The expert from Salcedo Tax Litigation points out that, although with the new Cadastre reference value coming into force, there are no longer so many value checks, there are still many notifications to taxpayers, and how? On the one hand, relating to purchases, inheritances or donations made before 1 January 2022, the date when the new Cadastre reference value came into force. On the other hand, it concerns transfers after that date of properties that were not assigned a reference value.

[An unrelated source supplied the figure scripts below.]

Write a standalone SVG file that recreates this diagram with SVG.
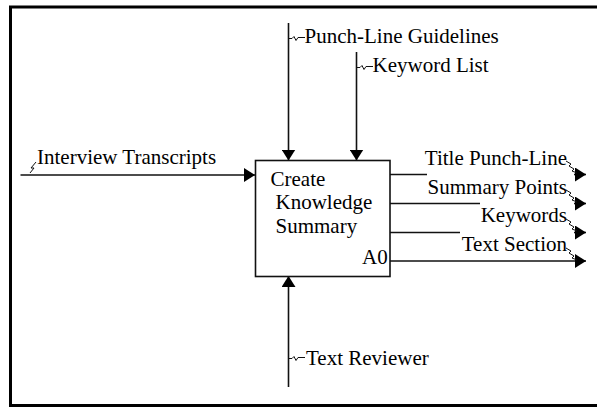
<svg xmlns="http://www.w3.org/2000/svg" xmlns:xlink="http://www.w3.org/1999/xlink" width="597" height="407" viewBox="0 0 597 407">
  <style>
    .lbl { font-family: "Liberation Serif", "Times New Roman", serif; font-size: 21px; fill: #000; }
    .end { text-anchor: end; }
    .wire { stroke: #111; stroke-width: 1.6; fill: none; }
    .sq { stroke: #111; stroke-width: 1; fill: none; }
    .box { fill: #fff; stroke: #111; stroke-width: 1.6; }
    .frame { fill: none; stroke: #000; stroke-width: 3; }
  </style>
  <defs>
    <marker id="head" viewBox="0 0 11 14" refX="11" refY="7" markerWidth="11" markerHeight="14" markerUnits="userSpaceOnUse" orient="auto">
      <path d="M0,0 L11,7 L0,14 Z" fill="#000"/>
    </marker>
    <!-- horizontal tilde used to tie a label to its vertical arrow -->
    <path id="tilde" d="M0,0 h3 l2,-2 l2,4 l2,-3 h7"/>
    <!-- slanted squiggle tying an output label to its arrowhead -->
    <path id="zig" d="M0,0 l5,3 l-2,2 l5,3 l-2,2 l5,2"/>
  </defs>

  <rect width="597" height="407" fill="#fff"/>
  <rect class="frame" x="10.5" y="7" width="600" height="398.5"/>

  <g id="connectors">
    <!-- input -->
    <path class="wire" d="M20.5,175 H255" marker-end="url(#head)"/>
    <path class="sq" d="M30,173 l4,-5 l-3,0 l5,-6"/>
    <!-- controls -->
    <path class="wire" d="M288.5,23 V160.5" marker-end="url(#head)"/>
    <use class="sq" xlink:href="#tilde" x="289" y="38.5"/>
    <path class="wire" d="M356.5,52 V160.5" marker-end="url(#head)"/>
    <use class="sq" xlink:href="#tilde" x="357" y="67.5"/>
    <!-- mechanism -->
    <path class="wire" d="M288.5,387 V276" marker-end="url(#head)"/>
    <use class="sq" xlink:href="#tilde" x="289" y="358.5"/>
    <!-- outputs -->
    <path class="wire" d="M390,174.5 H427"/>
    <path class="wire" d="M574,174.5 H586" marker-end="url(#head)"/>
    <use class="sq" xlink:href="#zig" x="566" y="161"/>
    <path class="wire" d="M390,203.5 H480"/>
    <path class="wire" d="M574,203.5 H586" marker-end="url(#head)"/>
    <use class="sq" xlink:href="#zig" x="566" y="190"/>
    <path class="wire" d="M390,232.5 H460"/>
    <path class="wire" d="M574,232.5 H586" marker-end="url(#head)"/>
    <use class="sq" xlink:href="#zig" x="566" y="219"/>
    <path class="wire" d="M390,261 H586" marker-end="url(#head)"/>
    <use class="sq" xlink:href="#zig" x="566" y="248"/>
  </g>

  <g id="A0">
    <rect class="box" x="255.5" y="160.5" width="134.5" height="116"/>
    <text class="lbl" x="270.5" y="186">Create</text>
    <text class="lbl" x="275.5" y="209">Knowledge</text>
    <text class="lbl" x="275.5" y="232.5">Summary</text>
    <text class="lbl" x="362" y="263.5">A0</text>
  </g>

  <g id="labels">
    <text class="lbl" x="37" y="164">Interview Transcripts</text>
    <text class="lbl" x="304.5" y="43">Punch-Line Guidelines</text>
    <text class="lbl" x="372.5" y="72">Keyword List</text>
    <text class="lbl" x="306" y="365">Text Reviewer</text>
    <text class="lbl end" x="567" y="165">Title Punch-Line</text>
    <text class="lbl end" x="567" y="193.5">Summary Points</text>
    <text class="lbl end" x="567" y="222">Keywords</text>
    <text class="lbl end" x="567" y="251">Text Section</text>
  </g>
</svg>
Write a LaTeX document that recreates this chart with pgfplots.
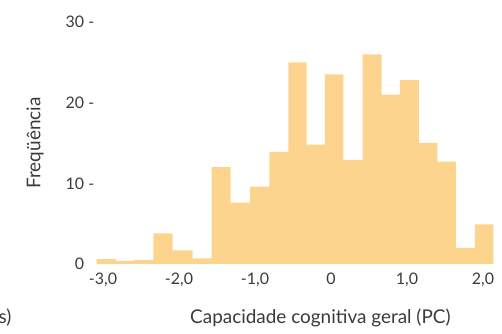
\documentclass[border=0pt]{standalone}
\usepackage{pgfplots}
\pgfplotsset{compat=1.18}
\usepackage{fontspec}
\setmainfont{Lato}
\definecolor{barc}{HTML}{FCD48D}
\definecolor{txt}{HTML}{3A3A3A}
\begin{document}
\begin{tikzpicture}
\path[use as bounding box] (0,0) rectangle (502bp,334bp);
\begin{axis}[
  at={(96.7bp,70bp)}, anchor=south west,
  scale only axis, width=396.6bp, height=242bp,
  xmin=-3.083, xmax=2.136, ymin=0, ymax=30,
  axis line style={draw=none},
  major tick length=0pt,
  tick style={draw=none},
  xtick={-3,-2,-1,0,1,2},
  xticklabels={{-3,0},{-2,0},{-1,0},{0},{1,0},{2,0}},
  ytick={0,10,20,30},
  yticklabels={{0\phantom{ -}},{10 -},{20 -},{30 -}},
  ticklabel style={font=\fontsize{16}{19}\selectfont, text=txt},
  yticklabel style={xshift=1bp},
  xticklabel style={yshift=-5bp},
  xlabel={Capacidade cognitiva geral (PC)},
  ylabel={Freqüência},
  every axis x label/.style={at={(axis description cs:0.564,0)}, yshift=-54bp, anchor=center, font=\fontsize{19}{22}\selectfont, text=txt},
  every axis y label/.style={at={(axis description cs:-0.1556,0.5)}, rotate=90, anchor=center, font=\fontsize{19}{22}\selectfont, text=txt},
  clip=false,
]
\addplot[fill=barc, draw=none, const plot] coordinates {
  (-3.083,0.6) (-2.830,0.4) (-2.590,0.5) (-2.338,3.8) (-2.083,1.7)
  (-1.820,0.7) (-1.570,12) (-1.320,7.6) (-1.066,9.6) (-0.812,13.9)
  (-0.562,25) (-0.320,14.8) (-0.079,23.5) (0.162,12.9) (0.417,26)
  (0.667,21) (0.908,22.8) (1.158,15) (1.399,12.7) (1.645,2)
  (1.895,4.9) (2.136,4.9)
} \closedcycle;
\end{axis}
\node[font=\fontsize{19}{22}\selectfont, text=txt, anchor=center] at (5bp,16bp) {s)};
\end{tikzpicture}
\end{document}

And the appraiser's visit to the taxpayer's home, who has received a value assessment settlement, is compulsory. In the Supreme Court's recent ruling of 30-10-2023, it was established as a doctrine of interest to the court that "When it concerns the appraiser's valuation of the administration of a rural property, an on-site visit is required unless otherwise justified. It shall not suffice for the expert to state in his report that he has used, as a source of information, the data contained in a technical computer application or database, such as the Geographical Information System of Agricultural Plots (SIGPAC) or similar, especially when there is insufficient evidence in the proceedings of the use of such applications or computer databases".

No appraiser inspection: Formal or substantive fault?

Not having an appraiser visit is considered a possible formal fault in the settlement that generates defencelessness. However, in a recent judgement of 27 June 2023 related to value checks, the Supreme Court maintains that this type of unlawful procedure, by deviating from the manner of checking established by jurisprudence, constitutes a substantial or material defect. Consequently, not receiving an appraiser's visit is not merely considered a formal fault but a substantive issue leading to the infringing act's nullity. Salcedo maintains that, therefore, it is not appropriate to order the proceedings to be reversed, which would mean that the Administration would have to issue a new settlement to correct the taxpayer's failure to have an appraiser's valuation.

Balearic Islands' TEAR position: annulment with no reversal of proceedings

This doctrine of the Supreme Court has already been adopted by some TEARs, such as that of the Balearic Islands. In two recent decisions, this court stated that not having an appraiser's valuation – when the appraiser opinion method is used – does not constitute a simple formal fault susceptible to retroactive proceedings but a substantive fault that requires the annulment of the contested tax assessments.

Can the Treasury charge the taxes again?

Even if not having an appraiser's valuation is considered a substantive fault, the administration has the right to recharge. The "double shot" doctrine, upheld by the Supreme Court since 2012, allows the administration to correct infringing actions as long as there is no statute of limitations and the same fault that led to the annulment is not repeated.

However, if the new assessment again incurs the same defect that led to the annulment of the first one, the Supreme Court has established that a third assessment cannot be issued.

Appeal against TEAR's decision that upholds the taxpayer but orders the proceedings to be reinstated

It is common that, despite tha lack of an appraiser's valuation, the TEAR partially upholds the claim, annulling the assessment but ordering the proceedings to be reversed. In this scenario, the taxpayer can appeal the TEAR's partially upholding decision in administrative litigation. Supreme Court case law establishes that waiting for new assessments to challenge the substantive issues rejected by the TEAR is unnecessary.

New settlements in compliance with the TEAR ruling

The managing partner of Salcedo Tax Litigation reminds us that, during the appeal process, the Administration may notify new tax assessments in compliance with the TEAR's partially upholding decision. Against these, an appeal for reconsideration or an economic-administrative claim is invalid. Instead, the appeal against enforcement regulated in Articles 241.ter of the LGT and 68 of the RVA must be used.

Conclusion

The lack of an expert's visit in value verifications poses significant challenges. Although some courts have taken a stricter stance on this issue, uncertainty persists around how the administration can deal with this situation. Expert legal advice is essential to navigate this complex scenario and protect the taxpayer's interests.